2. The Open Source Data Science Masters
Stars: 4338, Forks: 2624
This is the official repository holding the curriculum of the Data Science Masters, the brainchild of data scientist Clare Corthell, designed as an open source alternative to formal data science education. With that in mind, this repo is a collection of materials for pursuit of this alternative route to data science mastery.
The open-source curriculum for learning Data Science. Foundational in both theory and technologies, the OSDSM breaks down the core competencies necessary to making use of data.
3. Rodeo
Stars: 2540, Forks: 229
Rodeo is a data science IDE. Developed by yhat, Rodeo is currently in version 1.0 of development. Rodeo's philosophy builds on iPython notebooks:
We originally built Rodeo because we like the Jupyter Notebook for presentations and tutorials, but thought it was a bit clunky for daily work.
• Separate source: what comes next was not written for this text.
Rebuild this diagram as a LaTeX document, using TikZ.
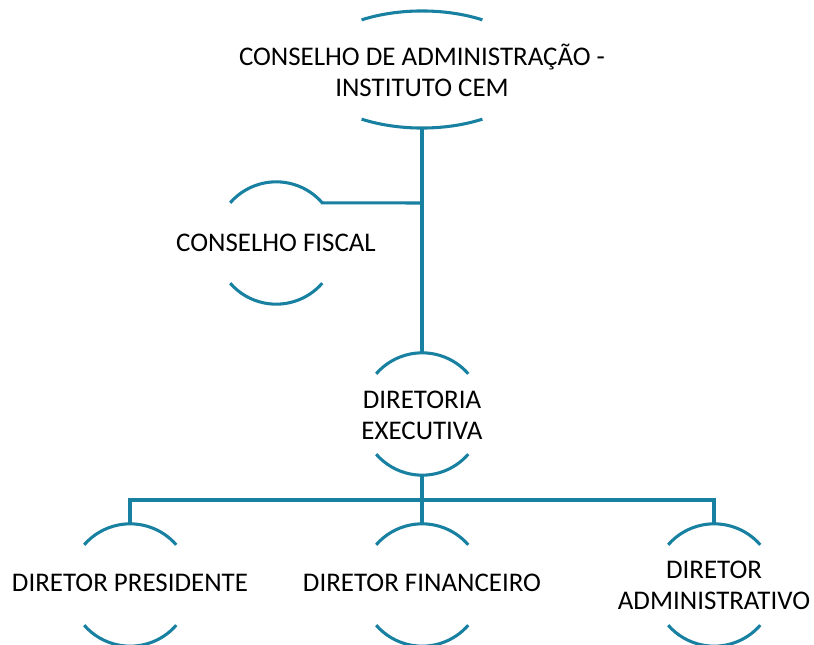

We wanted a one-stop IDE for Python with a good text editor, a simple plot window and a terminal with autocomplete.
Stars: 2307, Forks: 259
This is a simple, but extensive, list of data science blogs, listed in alphabetical order. You'll find all the big blogs in here (including KDnuggets, of course), but also many smaller, off-the-beaten-path selections as well. The repo appears to be updated often, with the most recent updates happening only hours prior to this writing.
Stars: 2142, Forks: 529
This is another of the Awesome... "brand" of curated lists. Straight to the point:
An open source Data Science repository to learn and apply towards solving real world problems.
Like other Awesome lists around (what, exactly, makes these lists more "awesome" than others?), there are countless resources broken down into several categories.
6. Data Science Specialization
Stars: 1986, Forks: 20800
This is a collection of the resources for the Johns Hopkins Data Science Specialization on Coursera. A wildly popular course with names like Roger Peng, Jeff Leek, and Brian Caffo attached to it, it is responsible for teaching data science and R to thousands of learners. Get all of the resources used in all of the courses collected here.
7. Data Science Specialization Community Site
Stars: 1153, Forks: 2307
This is a community-curated content companion site for the Johns Hopkins Data Science Specialization on Coursera.
A couple students have created quality content around the subjects we discuss, and many of these materials are so good we feel that they should be shared with all of our students. This site is meant to serve as a central directory for community created content.
If you have a resource which would be useful to others in the program, a pull request can be submitted in order to have it included in the curated knowledge pages list.
Stars: 1087, Forks: 258
Andy Petrella forked scala-notebook and refactored it for massive dataset analysis with Apache Spark, and this is the result. From the repo:
The tool allows performing reproducible analysis with Scala, Apache Spark and more.
This is achieved through an interactive web-based editor that can combine Scala code, SQL queries, Markup or even JavaScript in a collaborative manner.
Stars: 993, Forks: 541
Nitin Borwankar has put together another compilation of resources for learning data science. It is a collection of iPython notebooks focusing on machine learning, specifically the topics of:
- Linear Regression
- Logistic Regression
- Random Forests
- K-Means Clustering
It appears to be a beginner's guide to fundamental concepts in machine learning, but a well-crafted one.
10. Data Science at the Command Line
Stars: 948, Forks: 260
This repository contains the virtual machine, data, scripts, and custom command-line tools used in the book Data Science at the Command Line.
Included is the Data Science Toolbox, a virtual environment for data science. Author Jeroen Janssens' brand of data science includes the interplay of Python, R, numerous packages, and command line utilities. If you have read the book, or reading these few lines has captured your interest, give the repo a look.
* As viewed 6:00 PM EST, March 21, 2016.